Przypomnijmy, w niedzielę mogliście czytać na Telepolis o próbie wyłudzenia danych logowania, skierowanej przeciwko klientom Santander Bank Polska. Złodzieje skopiowali w tym celu serwis transakcyjny instytucji, po czym umieścili go w domenie centrum24[.]cc, by nacinać nieuważnych.
Niniejszym mamy do czynienia z kontynuacją tej kampanii – donosi CSIRT KNF. Precyzując, szkodliwy link wysyłany jest SMS-em, wedle którego służy do odebrania bonusu pieniężnego 500 zł za określony wolumen transakcji bezgotówkowych.
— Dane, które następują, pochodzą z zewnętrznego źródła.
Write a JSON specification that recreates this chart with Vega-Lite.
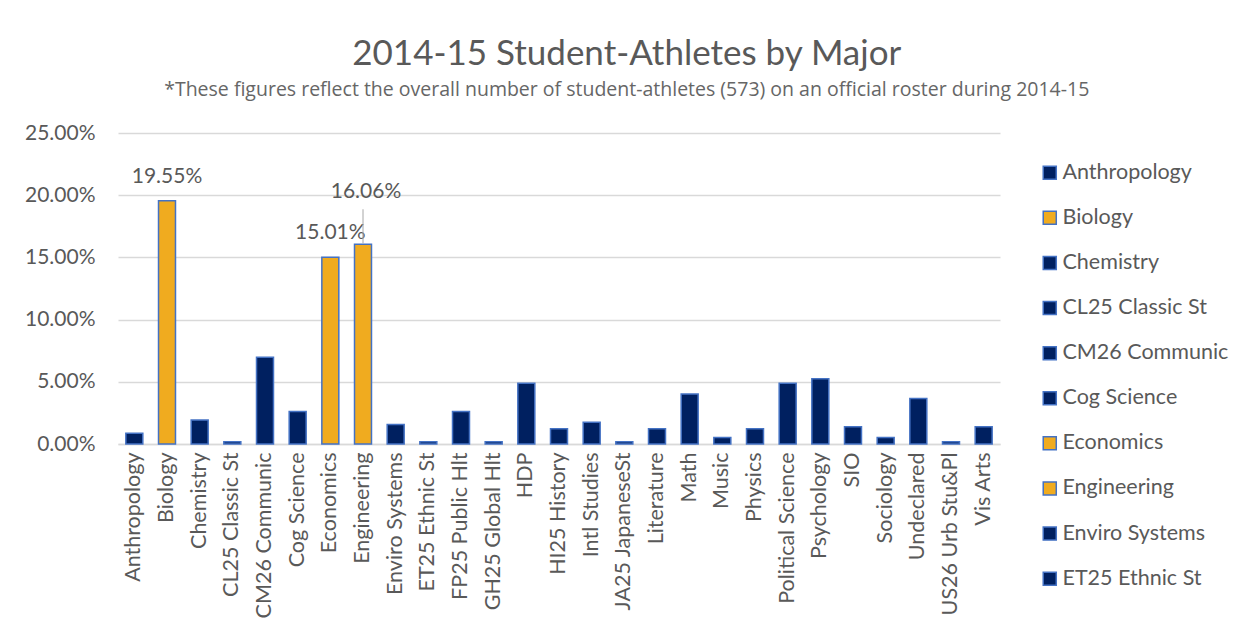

Rzecz jasna, Santander Bank Polska żadnej tego typu kampanii nie prowadzi, a obiecywana nagroda nie istnieje, stanowiąc wyłącznie komponent sztuczki socjotechnicznej. Jak często to bywa, nieświadomy użytkownik, motywowany chęcią uzyskania kilku złotych ekstra, ma bezmyślnie wyłożyć swoje wrażliwe dane na tacy.
Z ustaleń redakcji wynika, że kampania nie jest w żaden sposób kierowana. Tak więc raczej wykluczyć można wyciek jakiejś bazy po stronie Santandera. Przestępcy wysyłają wiadomości na przypadkowe numery, niekoniecznie należące do klientów rzeczonego banku. Inna sprawa, że ponad 5,3 mln aktywnych klientów daje relatywnie duże prawdopodobieństwo trafienia, stąd bezwzględnie warto zachować czujność.